● **Problem to solve**
Please, without the pictures, retype exactly the lines from the start of the material through the line that holds "(0,0) rectangle (1568,1073);".

● **Material supplied**
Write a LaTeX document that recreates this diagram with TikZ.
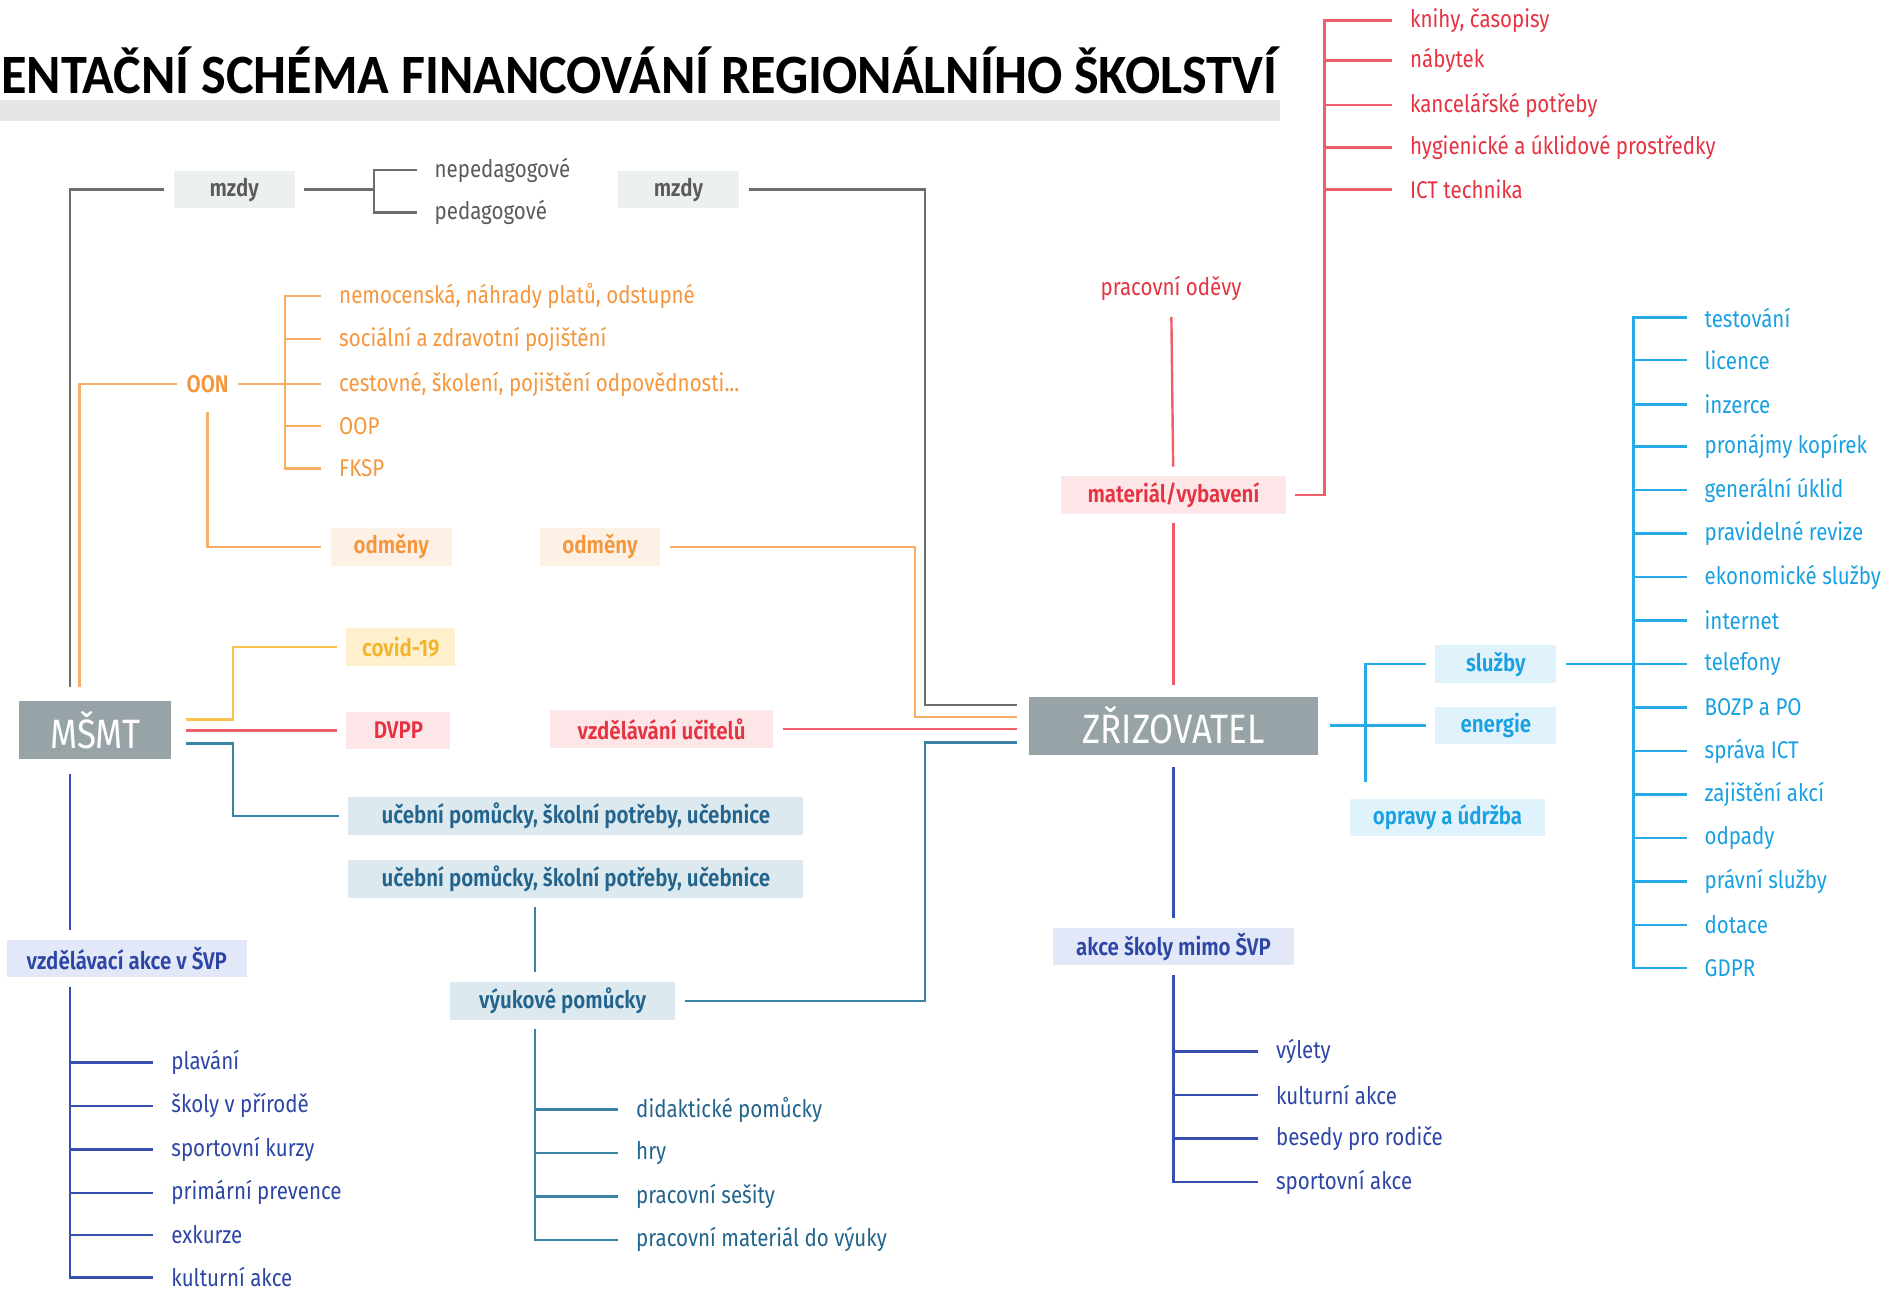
\documentclass[tikz,border=0pt]{standalone}
\usepackage{fontspec}
\setmainfont{Fira Sans}[FakeStretch=0.85,BoldFont={Fira Sans SemiBold}]
\newfontfamily\titlefont{Carlito}[FakeStretch=0.94]

\definecolor{greytxt}{RGB}{90,90,90}
\definecolor{greyline}{RGB}{110,110,110}
\definecolor{greybox}{RGB}{236,240,241}
\definecolor{bigfill}{RGB}{152,163,168}
\definecolor{titlebar}{RGB}{230,230,230}
\definecolor{otxt}{RGB}{245,150,60}
\definecolor{oline}{RGB}{248,175,100}
\definecolor{obox}{RGB}{253,240,228}
\definecolor{ytxt}{RGB}{245,180,40}
\definecolor{yline}{RGB}{250,195,80}
\definecolor{ybox}{RGB}{255,240,205}
\definecolor{rtxt}{RGB}{230,50,65}
\definecolor{rline}{RGB}{240,95,105}
\definecolor{rbox}{RGB}{252,230,232}
\definecolor{ttxt}{RGB}{35,100,140}
\definecolor{tline}{RGB}{60,130,165}
\definecolor{tbox}{RGB}{220,233,239}
\definecolor{itxt}{RGB}{45,70,165}
\definecolor{iline}{RGB}{55,80,175}
\definecolor{ibox}{RGB}{226,232,248}
\definecolor{stxt}{RGB}{25,160,225}
\definecolor{sline}{RGB}{40,170,230}
\definecolor{sbox}{RGB}{224,243,253}

\begin{document}
\begin{tikzpicture}
  [x=0.5pt,y=-0.5pt,line width=1pt,font=\fontsize{10}{12}\selectfont,
   box/.style={rectangle,inner sep=0pt,minimum height=15.5pt,outer sep=4pt,
     font=\fontsize{10}{12}\selectfont\bfseries},
   leaf/.style={anchor=west,inner xsep=7pt,inner ysep=1pt},
   big/.style={rectangle,fill=bigfill,text=white,minimum height=24pt,inner sep=0pt,
     font=\fontsize{17}{19}\selectfont}]
  \useasboundingbox (0,0) rectangle (1568,1073);

  % title
  \fill[titlebar] (0,83) rectangle (1060,100);
  \node[anchor=west,inner sep=0pt,font=\titlefont\fontsize{23}{26}\selectfont\bfseries]
    (title) at (0,58) {ENTAČNÍ SCHÉMA FINANCOVÁNÍ REGIONÁLNÍHO ŠKOLSTVÍ};

  % main blocks
  \node[big,minimum width=63pt,outer sep=6pt] (msmt) at (79,605) {MŠMT};
  \node[big,minimum width=120pt,outer sep=5pt] (zriz) at (972,601) {ZŘIZOVATEL};

  \coordinate (colA) at (58,0);
  \coordinate (colB) at (66,0);
  \coordinate (colY) at (193,0);
  \coordinate (colP) at (443,0);
  \coordinate (colR) at (1097,0);
  \coordinate (colK) at (1353,0);

  % mzdy
  \node[box,fill=greybox,text=greytxt,minimum width=50pt] (mzdyA) at (194,157) {mzdy};
  \node[box,fill=greybox,text=greytxt,minimum width=50pt] (mzdyB) at (562,157) {mzdy};
  \node[leaf,text=greytxt] (nep) at (345,141) {nepedagogové};
  \node[leaf,text=greytxt] (ped) at (345,176) {pedagogové};
  \coordinate (brA) at (310,157);
  \coordinate (zG) at (766,584);
  \draw[greyline] (mzdyA.west) -| (msmt.north -| colA);
  \draw[greyline] (mzdyA.east) -- (brA);
  \draw[greyline] (brA) |- (nep.west);
  \draw[greyline] (brA) |- (ped.west);
  \draw[greyline] (mzdyB.east) -| (zG) -- (zriz.west |- zG);

  % OON
  \node[box,text=otxt] (oon) at (172,318) {OON};
  \foreach \n/\y/\t in {o1/245/{nemocenská, náhrady platů, odstupné},
                        o2/281/sociální a zdravotní pojištění,
                        o3/318/{cestovné, školení, pojištění odpovědnosti...},
                        o4/353/OOP,o5/388/FKSP}
    \node[leaf,text=otxt] (\n) at (266,\y) {\t};
  \coordinate (brO) at (236,318);
  \draw[oline] (oon.west) -| (msmt.north -| colB);
  \draw[oline] (oon.east) -- (brO);
  \foreach \n in {o1,o2,o3,o4,o5}
    \draw[oline] (brO) |- (\n.west);
  \node[box,fill=obox,text=otxt,minimum width=50pt] (odmA) at (324,453) {odměny};
  \node[box,fill=obox,text=otxt,minimum width=50pt] (odmB) at (497,453) {odměny};
  \coordinate (zO) at (758,594);
  \draw[oline] (oon.south) |- (odmA.west);
  \draw[oline] (odmB.east) -| (zO) -- (zriz.west |- zO);

  % covid, DVPP
  \coordinate (rY) at (0,596);
  \node[box,fill=ybox,text=ytxt,minimum width=45pt] (covid) at (332,536) {covid-19};
  \draw[yline] (msmt.east |- rY) -| (colY |- covid) -- (covid.west);
  \node[box,fill=rbox,text=rtxt,minimum width=43pt] (dvpp) at (330,605) {DVPP};
  \node[box,fill=rbox,text=rtxt,minimum width=92.5pt] (vzu) at (548,604) {vzdělávání učitelů};
  \draw[rline] (msmt.east |- dvpp.west) -- (dvpp.west);
  \draw[rline] (vzu.east) -- (zriz.west |- vzu.east);

  % material
  \node[box,text=rtxt,font=\fontsize{10}{12}\selectfont] (odevy) at (970,239) {pracovní oděvy};
  \node[box,fill=rbox,text=rtxt,minimum width=93pt] (mat) at (972,410) {materiál/vybavení};
  \foreach \n/\y/\t in {r1/17/{knihy, časopisy},r2/50/nábytek,r3/87/kancelářské potřeby,
                        r4/122/hygienické a úklidové prostředky,r5/157/ICT technika}
    \node[leaf,text=rtxt] (\n) at (1153,\y) {\t};
  \draw[rline] (odevy) -- (mat);
  \draw[rline] (mat) -- (zriz);
  \draw[rline] (mat.east) -| (colR |- r1.west) -- (r1.west);
  \foreach \n in {r2,r3,r4,r5}
    \draw[rline] (colR |- \n.west) -- (\n.west);

  % ucebni pomucky
  \coordinate (rT) at (0,616);
  \coordinate (zT) at (766,615);
  \node[box,fill=tbox,text=ttxt,minimum width=188.5pt] (ucA) at (477,676) {učební pomůcky, školní potřeby, učebnice};
  \node[box,fill=tbox,text=ttxt,minimum width=188.5pt] (ucB) at (477,728) {učební pomůcky, školní potřeby, učebnice};
  \node[box,fill=tbox,text=ttxt,minimum width=93pt] (vyuk) at (466,829) {výukové pomůcky};
  \foreach \n/\y/\t in {p1/919/didaktické pomůcky,p2/955/hry,p3/991/pracovní sešity,
                        p4/1027/pracovní materiál do výuky}
    \node[leaf,text=ttxt] (\n) at (512,\y) {\t};
  \draw[tline] (msmt.east |- rT) -| (colY |- ucA) -- (ucA.west);
  \draw[tline] (ucB.south -| colP) -- (vyuk.north -| colP);
  \draw[tline] (vyuk.east) -| (zT) -- (zriz.west |- zT);
  \foreach \n in {p1,p2,p3,p4}
    \draw[tline] (vyuk.south -| colP) |- (\n.west);

  % akce
  \node[box,fill=ibox,text=itxt,minimum width=99.5pt] (vzak) at (105,794) {vzdělávací akce v ŠVP};
  \node[box,fill=ibox,text=itxt,minimum width=99.5pt] (akce) at (972,784) {akce školy mimo ŠVP};
  \foreach \n/\y/\t in {a1/880/plavání,a2/916/školy v přírodě,a3/952/sportovní kurzy,
                        a4/988/primární prevence,a5/1023/exkurze,a6/1058/kulturní akce}
    \node[leaf,text=itxt] (\n) at (127,\y) {\t};
  \foreach \n/\y/\t in {z1/871/výlety,z2/907/kulturní akce,z3/943/besedy pro rodiče,
                        z4/979/sportovní akce}
    \node[leaf,text=itxt] (\n) at (1042,\y) {\t};
  \draw[iline] (msmt.south -| colA) -- (vzak.north -| colA);
  \foreach \n in {a1,a2,a3,a4,a5,a6}
    \draw[iline] (vzak.south -| colA) |- (\n.west);
  \draw[iline] (zriz) -- (akce);
  \foreach \n in {z1,z2,z3,z4}
    \draw[iline] (akce.south) |- (\n.west);

  % sluzby
  \coordinate (sEnd) at (1131,648);
  \node[box,fill=sbox,text=stxt,minimum width=50pt] (sluzby) at (1239,550) {služby};
  \node[box,fill=sbox,text=stxt,minimum width=50pt] (energie) at (1239,601) {energie};
  \node[box,fill=sbox,text=stxt,minimum width=80.5pt] (opravy) at (1199,677) {opravy a údržba};
  \foreach \n/\y/\t in {s1/263/testování,s2/298/licence,s3/335/inzerce,s4/370/pronájmy kopírek,
                        s5/406/generální úklid,s6/442/pravidelné revize,s7/478/ekonomické služby,
                        s8/514/internet,s9/550/telefony,s10/586/BOZP a PO,s11/622/správa ICT,
                        s12/658/zajištění akcí,s13/694/odpady,s14/730/právní služby,
                        s15/766/dotace,s16/802/GDPR}
    \node[leaf,text=stxt] (\n) at (1397,\y) {\t};
  \draw[sline] (zriz.east) -- (energie.west);
  \draw[sline] (sluzby.west) -| (sEnd);
  \draw[sline] (sluzby.east) -- (s9.west);
  \foreach \n in {s1,s2,s3,s4,s5,s6,s7,s8,s10,s11,s12,s13,s14,s15,s16}
    \draw[sline] (colK |- s9.west) |- (\n.west);

\end{tikzpicture}
\end{document}
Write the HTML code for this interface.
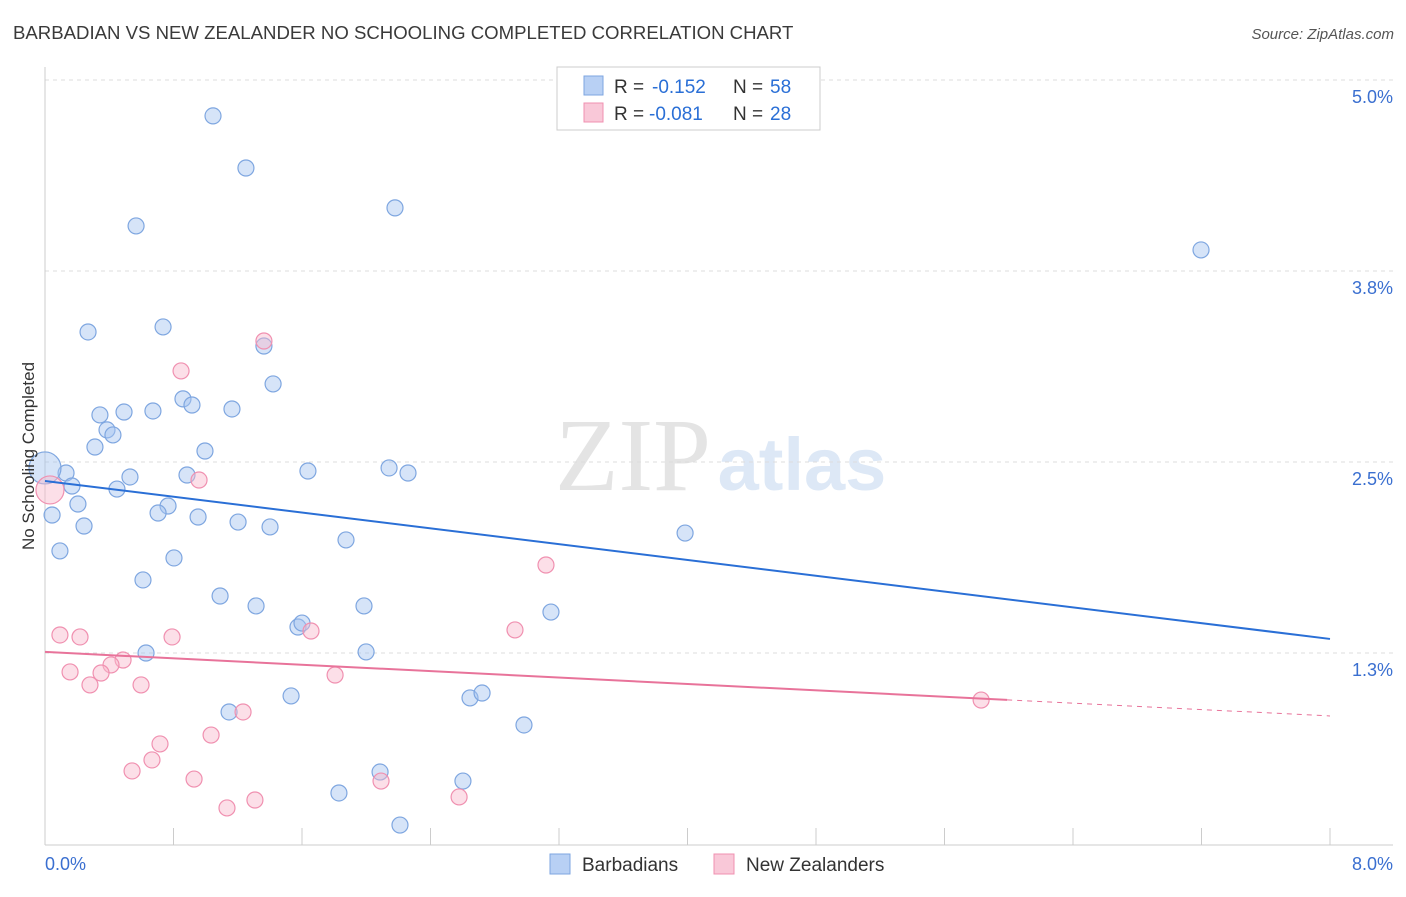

● **Answer**
Write a LaTeX document that recreates this diagram with TikZ.
\documentclass[tikz,border=0pt]{standalone}
\usepackage{fontspec}
\setmainfont{Fira Sans}[FakeStretch=0.85,BoldFont={Fira Sans SemiBold}]
\newfontfamily\titlefont{Carlito}[FakeStretch=0.94]

\definecolor{greytxt}{RGB}{90,90,90}
\definecolor{greyline}{RGB}{110,110,110}
\definecolor{greybox}{RGB}{236,240,241}
\definecolor{bigfill}{RGB}{152,163,168}
\definecolor{titlebar}{RGB}{230,230,230}
\definecolor{otxt}{RGB}{245,150,60}
\definecolor{oline}{RGB}{248,175,100}
\definecolor{obox}{RGB}{253,240,228}
\definecolor{ytxt}{RGB}{245,180,40}
\definecolor{yline}{RGB}{250,195,80}
\definecolor{ybox}{RGB}{255,240,205}
\definecolor{rtxt}{RGB}{230,50,65}
\definecolor{rline}{RGB}{240,95,105}
\definecolor{rbox}{RGB}{252,230,232}
\definecolor{ttxt}{RGB}{35,100,140}
\definecolor{tline}{RGB}{60,130,165}
\definecolor{tbox}{RGB}{220,233,239}
\definecolor{itxt}{RGB}{45,70,165}
\definecolor{iline}{RGB}{55,80,175}
\definecolor{ibox}{RGB}{226,232,248}
\definecolor{stxt}{RGB}{25,160,225}
\definecolor{sline}{RGB}{40,170,230}
\definecolor{sbox}{RGB}{224,243,253}

\begin{document}
\begin{tikzpicture}
  [x=0.5pt,y=-0.5pt,line width=1pt,font=\fontsize{10}{12}\selectfont,
   box/.style={rectangle,inner sep=0pt,minimum height=15.5pt,outer sep=4pt,
     font=\fontsize{10}{12}\selectfont\bfseries},
   leaf/.style={anchor=west,inner xsep=7pt,inner ysep=1pt},
   big/.style={rectangle,fill=bigfill,text=white,minimum height=24pt,inner sep=0pt,
     font=\fontsize{17}{19}\selectfont}]
  \useasboundingbox (0,0) rectangle (1568,1073);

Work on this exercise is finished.